-- Information supplied start --
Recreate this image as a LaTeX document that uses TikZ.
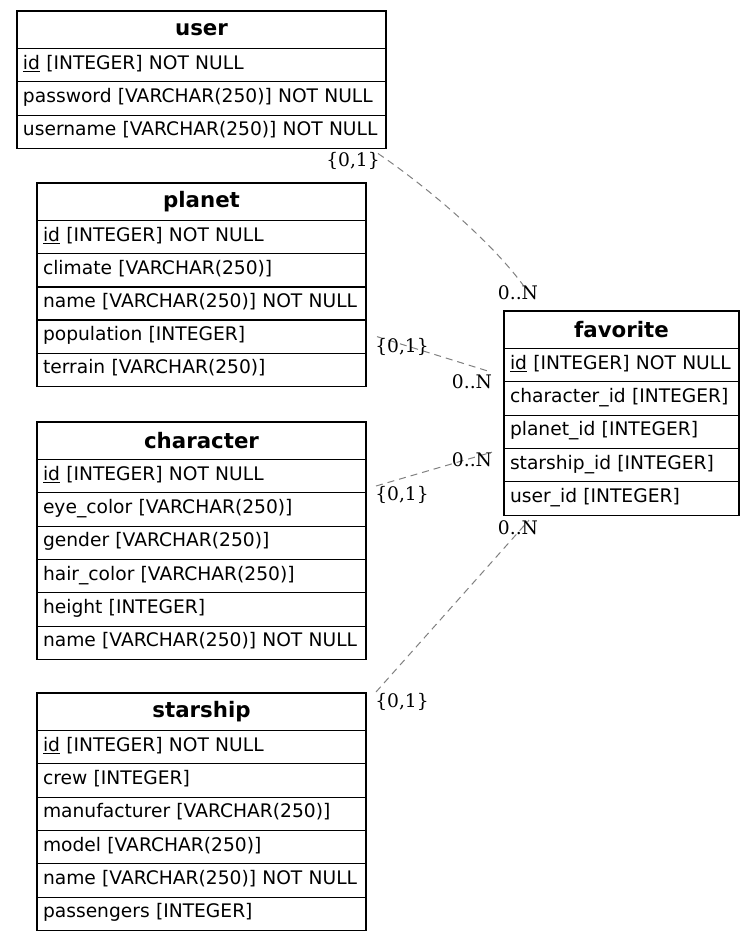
\documentclass[tikz,border=0pt]{standalone}
\usepackage{fontspec}
\setmainfont{DejaVu Sans}
\newfontfamily\cardfont{DejaVu Serif}
\usetikzlibrary{calc}

\newcommand\erdsize{\fontsize{18.67}{22}\selectfont}
\newcommand\erdheadsize{\fontsize{21.33}{25}\selectfont}

\tikzset{
 tablehead/.style={draw, line width=1.3pt, anchor=north west, outer sep=0pt, inner xsep=6pt, minimum height=37.5pt, align=center, font=\erdheadsize\bfseries},
 tablerow/.style={draw, line width=1.3pt, anchor=north west, outer sep=0pt, inner xsep=6pt, minimum height=33.33pt, text height=14pt, text depth=6pt, align=left, font=\erdsize},
 rel/.style={gray, line width=1pt, dash pattern=on 7pt off 5pt},
 card/.style={font=\erdsize\cardfont, inner sep=0pt}
}

\begin{document}
\begin{tikzpicture}[x=1pt, y=-1pt]
\useasboundingbox (0,0) rectangle (755,942);
% user
\node[tablehead, text width=357pt] (user) at (17,11) {user};
\foreach \r [count=\i] in {{\underline{id} [INTEGER] NOT NULL}, {password [VARCHAR(250)] NOT NULL}, {username [VARCHAR(250)] NOT NULL}}
 \node[tablerow, text width=357pt] (user-\i) at ({17},{48.5+(\i-1)*33.33}) {\mbox{\r}};
% planet
\node[tablehead, text width=317pt] (planet) at (37,183) {planet};
\foreach \r [count=\i] in {{\underline{id} [INTEGER] NOT NULL}, {climate [VARCHAR(250)]}, {name [VARCHAR(250)] NOT NULL}, {population [INTEGER]}, {terrain [VARCHAR(250)]}}
 \node[tablerow, text width=317pt] (planet-\i) at ({37},{220.5+(\i-1)*33.2}) {\mbox{\r}};
% character
\node[tablehead, text width=317pt] (character) at (37,422) {character};
\foreach \r [count=\i] in {{\underline{id} [INTEGER] NOT NULL}, {eye\_color [VARCHAR(250)]}, {gender [VARCHAR(250)]}, {hair\_color [VARCHAR(250)]}, {height [INTEGER]}, {name [VARCHAR(250)] NOT NULL}}
 \node[tablerow, text width=317pt] (character-\i) at ({37},{459.5+(\i-1)*33.33}) {\mbox{\r}};
% starship
\node[tablehead, text width=317pt] (starship) at (37,693) {starship};
\foreach \r [count=\i] in {{\underline{id} [INTEGER] NOT NULL}, {crew [INTEGER]}, {manufacturer [VARCHAR(250)]}, {model [VARCHAR(250)]}, {name [VARCHAR(250)] NOT NULL}, {passengers [INTEGER]}}
 \node[tablerow, text width=317pt] (starship-\i) at ({37},{730.5+(\i-1)*33.33}) {\mbox{\r}};
% favorite
\node[tablehead, text width=223pt] (favorite) at (504,311) {favorite};
\foreach \r [count=\i] in {{\underline{id} [INTEGER] NOT NULL}, {character\_id [INTEGER]}, {planet\_id [INTEGER]}, {starship\_id [INTEGER]}, {user\_id [INTEGER]}}
 \node[tablerow, text width=223pt] (favorite-\i) at ({504},{348.5+(\i-1)*33.33}) {\mbox{\r}};

% relations
\draw[rel] ([shift={(-8,5)}]user-3.south east) .. controls +(47,32) and +(-33,-45) .. ([shift={(19,-26)}]favorite.north west);
\draw[rel] ([shift={(11,-50)}]planet-5.south east) -- ([shift={(-13,61)}]favorite.north west);
\draw[rel] ([shift={(10,64)}]character.north east) -- ([shift={(-12,-63)}]favorite-5.south west);
\draw[rel] ([shift={(10,-1)}]starship.north east) -- ([shift={(25,5)}]favorite-5.south west);

\node[card] (user-one) at (353,161) {\{0,1\}};
\node[card] (user-many) at (518,293) {0..N};
\node[card] (planet-one) at (402,347) {\{0,1\}};
\node[card] (planet-many) at (472,382) {0..N};
\node[card] (character-one) at (402,495) {\{0,1\}};
\node[card] (character-many) at (472,460) {0..N};
\node[card] (starship-one) at (402,702) {\{0,1\}};
\node[card] (starship-many) at (518,528) {0..N};
\end{tikzpicture}
\end{document}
-- Information supplied end --
**Exercise directions:** Keep every word of the data as it is when you write it out, but drop the pictures.

**Solution:**
Recreate this image as a LaTeX document that uses TikZ.
\documentclass[tikz,border=0pt]{standalone}
\usepackage{fontspec}
\setmainfont{DejaVu Sans}
\newfontfamily\cardfont{DejaVu Serif}
\usetikzlibrary{calc}

\newcommand\erdsize{\fontsize{18.67}{22}\selectfont}
\newcommand\erdheadsize{\fontsize{21.33}{25}\selectfont}

\tikzset{
 tablehead/.style={draw, line width=1.3pt, anchor=north west, outer sep=0pt, inner xsep=6pt, minimum height=37.5pt, align=center, font=\erdheadsize\bfseries},
 tablerow/.style={draw, line width=1.3pt, anchor=north west, outer sep=0pt, inner xsep=6pt, minimum height=33.33pt, text height=14pt, text depth=6pt, align=left, font=\erdsize},
 rel/.style={gray, line width=1pt, dash pattern=on 7pt off 5pt},
 card/.style={font=\erdsize\cardfont, inner sep=0pt}
}

\begin{document}
\begin{tikzpicture}[x=1pt, y=-1pt]
\useasboundingbox (0,0) rectangle (755,942);
% user
\node[tablehead, text width=357pt] (user) at (17,11) {user};
\foreach \r [count=\i] in {{\underline{id} [INTEGER] NOT NULL}, {password [VARCHAR(250)] NOT NULL}, {username [VARCHAR(250)] NOT NULL}}
 \node[tablerow, text width=357pt] (user-\i) at ({17},{48.5+(\i-1)*33.33}) {\mbox{\r}};
% planet
\node[tablehead, text width=317pt] (planet) at (37,183) {planet};
\foreach \r [count=\i] in {{\underline{id} [INTEGER] NOT NULL}, {climate [VARCHAR(250)]}, {name [VARCHAR(250)] NOT NULL}, {population [INTEGER]}, {terrain [VARCHAR(250)]}}
 \node[tablerow, text width=317pt] (planet-\i) at ({37},{220.5+(\i-1)*33.2}) {\mbox{\r}};
% character
\node[tablehead, text width=317pt] (character) at (37,422) {character};
\foreach \r [count=\i] in {{\underline{id} [INTEGER] NOT NULL}, {eye\_color [VARCHAR(250)]}, {gender [VARCHAR(250)]}, {hair\_color [VARCHAR(250)]}, {height [INTEGER]}, {name [VARCHAR(250)] NOT NULL}}
 \node[tablerow, text width=317pt] (character-\i) at ({37},{459.5+(\i-1)*33.33}) {\mbox{\r}};
% starship
\node[tablehead, text width=317pt] (starship) at (37,693) {starship};
\foreach \r [count=\i] in {{\underline{id} [INTEGER] NOT NULL}, {crew [INTEGER]}, {manufacturer [VARCHAR(250)]}, {model [VARCHAR(250)]}, {name [VARCHAR(250)] NOT NULL}, {passengers [INTEGER]}}
 \node[tablerow, text width=317pt] (starship-\i) at ({37},{730.5+(\i-1)*33.33}) {\mbox{\r}};
% favorite
\node[tablehead, text width=223pt] (favorite) at (504,311) {favorite};
\foreach \r [count=\i] in {{\underline{id} [INTEGER] NOT NULL}, {character\_id [INTEGER]}, {planet\_id [INTEGER]}, {starship\_id [INTEGER]}, {user\_id [INTEGER]}}
 \node[tablerow, text width=223pt] (favorite-\i) at ({504},{348.5+(\i-1)*33.33}) {\mbox{\r}};

% relations
\draw[rel] ([shift={(-8,5)}]user-3.south east) .. controls +(47,32) and +(-33,-45) .. ([shift={(19,-26)}]favorite.north west);
\draw[rel] ([shift={(11,-50)}]planet-5.south east) -- ([shift={(-13,61)}]favorite.north west);
\draw[rel] ([shift={(10,64)}]character.north east) -- ([shift={(-12,-63)}]favorite-5.south west);
\draw[rel] ([shift={(10,-1)}]starship.north east) -- ([shift={(25,5)}]favorite-5.south west);

\node[card] (user-one) at (353,161) {\{0,1\}};
\node[card] (user-many) at (518,293) {0..N};
\node[card] (planet-one) at (402,347) {\{0,1\}};
\node[card] (planet-many) at (472,382) {0..N};
\node[card] (character-one) at (402,495) {\{0,1\}};
\node[card] (character-many) at (472,460) {0..N};
\node[card] (starship-one) at (402,702) {\{0,1\}};
\node[card] (starship-many) at (518,528) {0..N};
\end{tikzpicture}
\end{document}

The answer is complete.